-- begin Available data --

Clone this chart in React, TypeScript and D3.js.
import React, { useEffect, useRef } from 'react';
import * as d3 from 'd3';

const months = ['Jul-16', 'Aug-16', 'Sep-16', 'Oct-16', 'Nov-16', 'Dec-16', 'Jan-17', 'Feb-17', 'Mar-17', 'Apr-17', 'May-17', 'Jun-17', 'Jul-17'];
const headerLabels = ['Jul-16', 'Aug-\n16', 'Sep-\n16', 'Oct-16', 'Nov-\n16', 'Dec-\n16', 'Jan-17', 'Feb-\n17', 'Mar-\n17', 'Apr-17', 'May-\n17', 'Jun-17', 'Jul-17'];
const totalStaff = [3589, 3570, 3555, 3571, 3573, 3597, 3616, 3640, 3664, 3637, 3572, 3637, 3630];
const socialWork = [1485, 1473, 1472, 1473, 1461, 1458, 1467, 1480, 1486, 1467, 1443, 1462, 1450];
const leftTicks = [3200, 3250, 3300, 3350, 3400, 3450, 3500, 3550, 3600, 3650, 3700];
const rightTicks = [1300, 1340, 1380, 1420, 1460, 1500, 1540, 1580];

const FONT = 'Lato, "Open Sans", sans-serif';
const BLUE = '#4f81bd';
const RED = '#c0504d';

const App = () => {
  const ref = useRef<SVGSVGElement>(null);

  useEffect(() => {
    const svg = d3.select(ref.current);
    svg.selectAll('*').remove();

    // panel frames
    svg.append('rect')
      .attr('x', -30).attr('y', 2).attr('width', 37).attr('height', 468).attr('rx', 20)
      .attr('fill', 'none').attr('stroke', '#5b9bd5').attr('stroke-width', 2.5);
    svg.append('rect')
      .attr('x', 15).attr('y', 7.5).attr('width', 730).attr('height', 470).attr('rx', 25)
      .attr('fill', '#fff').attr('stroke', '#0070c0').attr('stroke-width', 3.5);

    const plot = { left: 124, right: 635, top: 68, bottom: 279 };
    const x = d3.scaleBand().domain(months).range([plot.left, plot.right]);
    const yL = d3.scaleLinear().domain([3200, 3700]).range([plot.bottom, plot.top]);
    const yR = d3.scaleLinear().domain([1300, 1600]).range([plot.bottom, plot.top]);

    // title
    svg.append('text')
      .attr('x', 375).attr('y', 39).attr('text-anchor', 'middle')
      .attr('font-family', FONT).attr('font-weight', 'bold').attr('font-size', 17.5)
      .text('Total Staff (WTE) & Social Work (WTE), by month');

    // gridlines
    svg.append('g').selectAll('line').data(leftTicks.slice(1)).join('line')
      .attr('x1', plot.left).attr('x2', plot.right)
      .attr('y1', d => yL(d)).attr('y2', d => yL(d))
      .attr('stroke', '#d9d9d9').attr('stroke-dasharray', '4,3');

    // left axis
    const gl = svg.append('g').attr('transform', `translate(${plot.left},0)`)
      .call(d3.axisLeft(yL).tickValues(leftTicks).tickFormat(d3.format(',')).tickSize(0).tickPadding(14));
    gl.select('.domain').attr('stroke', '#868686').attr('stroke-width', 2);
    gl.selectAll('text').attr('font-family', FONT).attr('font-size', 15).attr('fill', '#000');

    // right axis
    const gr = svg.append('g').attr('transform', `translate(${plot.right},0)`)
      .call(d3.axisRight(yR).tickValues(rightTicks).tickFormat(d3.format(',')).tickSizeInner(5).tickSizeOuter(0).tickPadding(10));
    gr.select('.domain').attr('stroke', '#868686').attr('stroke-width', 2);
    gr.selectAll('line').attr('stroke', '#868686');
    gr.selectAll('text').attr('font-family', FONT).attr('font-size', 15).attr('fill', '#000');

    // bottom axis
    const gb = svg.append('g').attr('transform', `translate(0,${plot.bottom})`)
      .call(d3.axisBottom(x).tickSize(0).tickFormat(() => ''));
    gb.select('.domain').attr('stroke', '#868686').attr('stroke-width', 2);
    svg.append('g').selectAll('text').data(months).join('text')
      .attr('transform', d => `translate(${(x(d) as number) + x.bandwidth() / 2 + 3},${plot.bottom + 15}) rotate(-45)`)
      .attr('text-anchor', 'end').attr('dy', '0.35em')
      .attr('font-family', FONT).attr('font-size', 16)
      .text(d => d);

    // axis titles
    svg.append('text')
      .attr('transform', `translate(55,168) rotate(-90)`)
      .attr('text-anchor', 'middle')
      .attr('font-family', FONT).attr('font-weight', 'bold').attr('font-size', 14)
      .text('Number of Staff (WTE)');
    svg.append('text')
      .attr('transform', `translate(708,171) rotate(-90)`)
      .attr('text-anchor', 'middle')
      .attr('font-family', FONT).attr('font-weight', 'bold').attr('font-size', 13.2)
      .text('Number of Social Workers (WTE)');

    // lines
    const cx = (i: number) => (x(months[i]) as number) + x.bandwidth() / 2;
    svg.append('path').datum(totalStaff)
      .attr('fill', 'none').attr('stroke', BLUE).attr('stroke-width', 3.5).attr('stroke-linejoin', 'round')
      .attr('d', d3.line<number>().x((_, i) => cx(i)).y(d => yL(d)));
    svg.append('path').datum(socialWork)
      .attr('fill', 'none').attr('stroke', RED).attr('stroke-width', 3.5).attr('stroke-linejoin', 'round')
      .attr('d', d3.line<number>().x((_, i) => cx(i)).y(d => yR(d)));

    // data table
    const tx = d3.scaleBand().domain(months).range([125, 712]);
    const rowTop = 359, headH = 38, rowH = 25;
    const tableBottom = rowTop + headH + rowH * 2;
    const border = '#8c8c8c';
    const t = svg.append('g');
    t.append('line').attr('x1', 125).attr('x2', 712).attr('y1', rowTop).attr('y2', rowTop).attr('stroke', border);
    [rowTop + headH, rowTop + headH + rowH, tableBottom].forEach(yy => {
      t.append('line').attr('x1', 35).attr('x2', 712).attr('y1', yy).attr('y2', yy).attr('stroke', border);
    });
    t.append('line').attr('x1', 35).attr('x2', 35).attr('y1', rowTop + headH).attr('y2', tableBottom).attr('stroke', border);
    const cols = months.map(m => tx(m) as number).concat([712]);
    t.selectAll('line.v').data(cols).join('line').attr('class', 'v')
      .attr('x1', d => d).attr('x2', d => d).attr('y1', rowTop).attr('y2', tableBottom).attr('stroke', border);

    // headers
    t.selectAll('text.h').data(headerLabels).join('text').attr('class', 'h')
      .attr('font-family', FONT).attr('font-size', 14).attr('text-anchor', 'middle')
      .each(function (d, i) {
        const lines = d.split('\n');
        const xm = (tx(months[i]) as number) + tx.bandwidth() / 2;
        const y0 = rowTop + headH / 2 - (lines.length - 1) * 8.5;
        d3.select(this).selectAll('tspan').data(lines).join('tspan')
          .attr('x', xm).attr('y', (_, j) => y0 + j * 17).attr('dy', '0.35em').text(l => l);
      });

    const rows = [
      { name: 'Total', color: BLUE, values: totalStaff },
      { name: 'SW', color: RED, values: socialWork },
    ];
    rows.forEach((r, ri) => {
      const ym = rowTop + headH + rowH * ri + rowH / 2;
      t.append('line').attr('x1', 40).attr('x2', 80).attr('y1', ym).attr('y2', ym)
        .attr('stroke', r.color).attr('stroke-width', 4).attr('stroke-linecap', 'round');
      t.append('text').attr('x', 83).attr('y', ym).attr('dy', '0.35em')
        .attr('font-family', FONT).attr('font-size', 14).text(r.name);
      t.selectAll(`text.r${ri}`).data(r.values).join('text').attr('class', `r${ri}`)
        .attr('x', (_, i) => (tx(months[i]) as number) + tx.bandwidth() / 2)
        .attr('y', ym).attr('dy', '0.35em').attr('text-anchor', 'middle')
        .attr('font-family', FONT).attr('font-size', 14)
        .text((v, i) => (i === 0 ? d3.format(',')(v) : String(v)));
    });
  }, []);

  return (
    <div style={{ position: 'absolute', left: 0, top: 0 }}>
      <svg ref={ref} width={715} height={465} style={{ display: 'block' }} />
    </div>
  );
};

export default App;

-- end Available data --

_What is being asked_. Everything from the first line of the data through the line containing "const ref = useRef<SVGSVGElement>(null);" should be echoed exactly. Add nothing.

_The answer_.
Clone this chart in React, TypeScript and D3.js.
import React, { useEffect, useRef } from 'react';
import * as d3 from 'd3';

const months = ['Jul-16', 'Aug-16', 'Sep-16', 'Oct-16', 'Nov-16', 'Dec-16', 'Jan-17', 'Feb-17', 'Mar-17', 'Apr-17', 'May-17', 'Jun-17', 'Jul-17'];
const headerLabels = ['Jul-16', 'Aug-\n16', 'Sep-\n16', 'Oct-16', 'Nov-\n16', 'Dec-\n16', 'Jan-17', 'Feb-\n17', 'Mar-\n17', 'Apr-17', 'May-\n17', 'Jun-17', 'Jul-17'];
const totalStaff = [3589, 3570, 3555, 3571, 3573, 3597, 3616, 3640, 3664, 3637, 3572, 3637, 3630];
const socialWork = [1485, 1473, 1472, 1473, 1461, 1458, 1467, 1480, 1486, 1467, 1443, 1462, 1450];
const leftTicks = [3200, 3250, 3300, 3350, 3400, 3450, 3500, 3550, 3600, 3650, 3700];
const rightTicks = [1300, 1340, 1380, 1420, 1460, 1500, 1540, 1580];

const FONT = 'Lato, "Open Sans", sans-serif';
const BLUE = '#4f81bd';
const RED = '#c0504d';

const App = () => {
  const ref = useRef<SVGSVGElement>(null);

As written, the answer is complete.